# DATASET RECORDS
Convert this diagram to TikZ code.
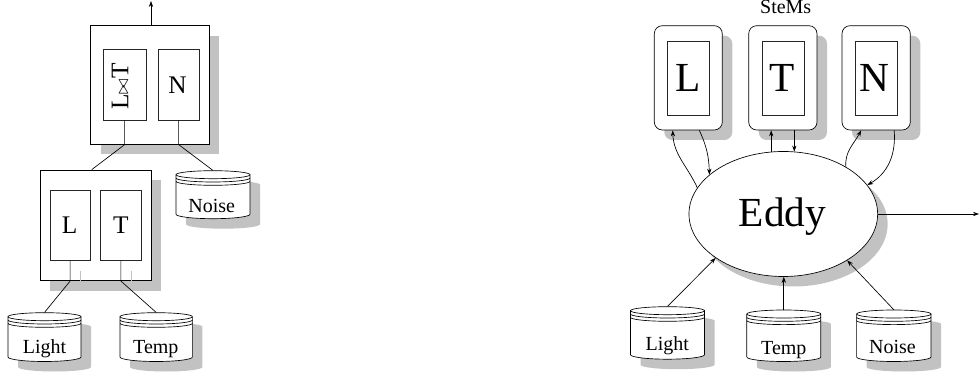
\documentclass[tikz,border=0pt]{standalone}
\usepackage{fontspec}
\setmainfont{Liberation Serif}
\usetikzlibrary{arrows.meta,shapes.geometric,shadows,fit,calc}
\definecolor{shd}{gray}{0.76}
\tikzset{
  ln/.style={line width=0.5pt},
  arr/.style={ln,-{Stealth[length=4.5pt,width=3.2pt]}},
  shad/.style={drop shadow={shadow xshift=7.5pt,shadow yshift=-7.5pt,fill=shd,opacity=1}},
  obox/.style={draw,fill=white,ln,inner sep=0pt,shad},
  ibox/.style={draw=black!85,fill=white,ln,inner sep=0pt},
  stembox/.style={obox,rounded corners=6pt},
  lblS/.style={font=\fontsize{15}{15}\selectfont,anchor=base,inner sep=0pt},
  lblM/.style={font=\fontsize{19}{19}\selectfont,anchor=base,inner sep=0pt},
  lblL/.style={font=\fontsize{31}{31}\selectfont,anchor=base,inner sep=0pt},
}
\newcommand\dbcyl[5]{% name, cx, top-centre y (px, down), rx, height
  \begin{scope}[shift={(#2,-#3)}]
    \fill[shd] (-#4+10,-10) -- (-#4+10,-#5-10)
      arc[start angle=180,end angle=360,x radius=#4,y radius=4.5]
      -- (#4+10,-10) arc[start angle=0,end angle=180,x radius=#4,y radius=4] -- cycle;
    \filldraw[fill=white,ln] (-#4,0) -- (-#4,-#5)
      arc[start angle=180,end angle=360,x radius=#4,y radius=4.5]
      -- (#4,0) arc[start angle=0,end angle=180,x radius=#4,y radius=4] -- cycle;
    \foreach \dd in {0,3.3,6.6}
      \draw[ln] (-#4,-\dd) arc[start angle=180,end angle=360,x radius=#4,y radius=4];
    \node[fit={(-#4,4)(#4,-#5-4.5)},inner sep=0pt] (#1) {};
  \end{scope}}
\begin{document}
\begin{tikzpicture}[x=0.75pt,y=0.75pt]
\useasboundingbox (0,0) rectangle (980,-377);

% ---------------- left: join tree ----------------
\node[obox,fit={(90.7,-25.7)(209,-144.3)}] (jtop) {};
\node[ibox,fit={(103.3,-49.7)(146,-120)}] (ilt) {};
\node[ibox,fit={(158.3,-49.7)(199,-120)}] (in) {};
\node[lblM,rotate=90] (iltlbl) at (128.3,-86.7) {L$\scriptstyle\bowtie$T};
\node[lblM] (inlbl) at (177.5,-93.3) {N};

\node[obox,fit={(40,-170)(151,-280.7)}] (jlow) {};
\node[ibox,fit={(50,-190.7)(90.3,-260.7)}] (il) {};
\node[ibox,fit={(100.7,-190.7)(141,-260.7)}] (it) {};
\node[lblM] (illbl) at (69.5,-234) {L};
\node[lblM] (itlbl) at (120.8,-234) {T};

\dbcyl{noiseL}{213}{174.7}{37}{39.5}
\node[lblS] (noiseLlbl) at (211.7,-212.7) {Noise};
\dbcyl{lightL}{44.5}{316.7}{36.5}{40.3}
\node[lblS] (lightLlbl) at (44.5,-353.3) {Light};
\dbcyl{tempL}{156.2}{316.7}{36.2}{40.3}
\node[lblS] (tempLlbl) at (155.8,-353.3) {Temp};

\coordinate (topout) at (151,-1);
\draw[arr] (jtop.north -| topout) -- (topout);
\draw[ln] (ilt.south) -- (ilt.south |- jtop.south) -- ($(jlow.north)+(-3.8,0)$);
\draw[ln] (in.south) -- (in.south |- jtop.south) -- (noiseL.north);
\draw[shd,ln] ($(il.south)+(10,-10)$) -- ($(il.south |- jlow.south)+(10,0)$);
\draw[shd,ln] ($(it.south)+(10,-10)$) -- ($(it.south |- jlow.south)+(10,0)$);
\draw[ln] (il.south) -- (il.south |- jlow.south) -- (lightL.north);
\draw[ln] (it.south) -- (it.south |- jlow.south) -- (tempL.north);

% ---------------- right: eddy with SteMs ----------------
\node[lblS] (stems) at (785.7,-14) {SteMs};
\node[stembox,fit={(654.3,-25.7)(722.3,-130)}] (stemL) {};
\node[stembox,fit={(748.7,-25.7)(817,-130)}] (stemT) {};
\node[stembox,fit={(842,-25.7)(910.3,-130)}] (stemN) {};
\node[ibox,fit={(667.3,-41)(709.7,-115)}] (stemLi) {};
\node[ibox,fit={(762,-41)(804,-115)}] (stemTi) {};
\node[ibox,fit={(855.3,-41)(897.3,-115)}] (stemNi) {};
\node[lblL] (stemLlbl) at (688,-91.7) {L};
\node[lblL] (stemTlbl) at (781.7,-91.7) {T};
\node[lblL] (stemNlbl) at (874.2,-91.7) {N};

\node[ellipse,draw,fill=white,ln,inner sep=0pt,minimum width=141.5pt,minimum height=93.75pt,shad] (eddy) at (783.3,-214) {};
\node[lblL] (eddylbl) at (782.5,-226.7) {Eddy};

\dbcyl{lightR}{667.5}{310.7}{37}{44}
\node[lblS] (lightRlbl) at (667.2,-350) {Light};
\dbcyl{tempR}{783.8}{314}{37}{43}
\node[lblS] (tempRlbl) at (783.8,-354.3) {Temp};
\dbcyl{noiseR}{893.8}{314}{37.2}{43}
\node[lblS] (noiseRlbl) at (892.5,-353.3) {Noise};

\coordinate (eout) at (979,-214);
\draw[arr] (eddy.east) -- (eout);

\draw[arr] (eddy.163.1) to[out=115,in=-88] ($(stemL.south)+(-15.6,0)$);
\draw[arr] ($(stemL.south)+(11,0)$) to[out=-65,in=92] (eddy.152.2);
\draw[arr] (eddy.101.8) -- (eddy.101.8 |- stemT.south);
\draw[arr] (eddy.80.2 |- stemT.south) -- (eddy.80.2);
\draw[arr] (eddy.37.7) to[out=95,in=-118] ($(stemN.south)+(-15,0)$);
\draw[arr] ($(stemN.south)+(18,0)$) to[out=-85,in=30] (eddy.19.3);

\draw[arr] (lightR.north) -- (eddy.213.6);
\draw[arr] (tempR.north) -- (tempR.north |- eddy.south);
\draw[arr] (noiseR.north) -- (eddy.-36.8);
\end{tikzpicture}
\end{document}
...
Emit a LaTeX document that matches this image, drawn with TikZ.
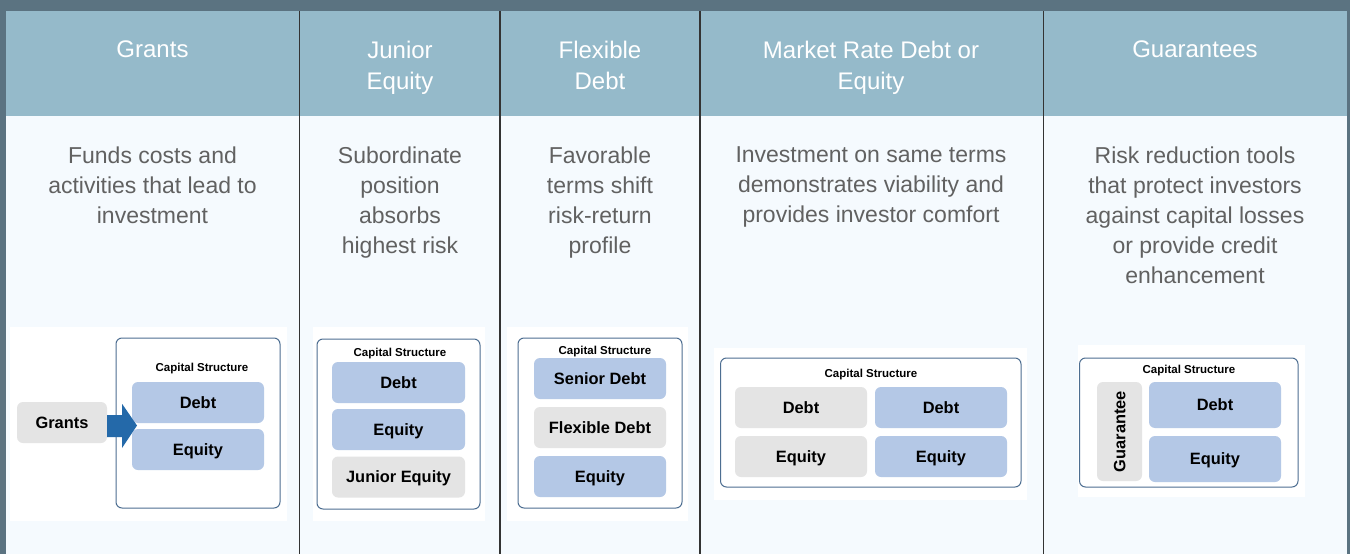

# EXERCISE AIM
Look through the entries above and list every line containing "with".

# WRITTEN REPLY
% ---------------- right: eddy with SteMs ----------------
Emit a LaTeX document that matches this image, drawn with TikZ.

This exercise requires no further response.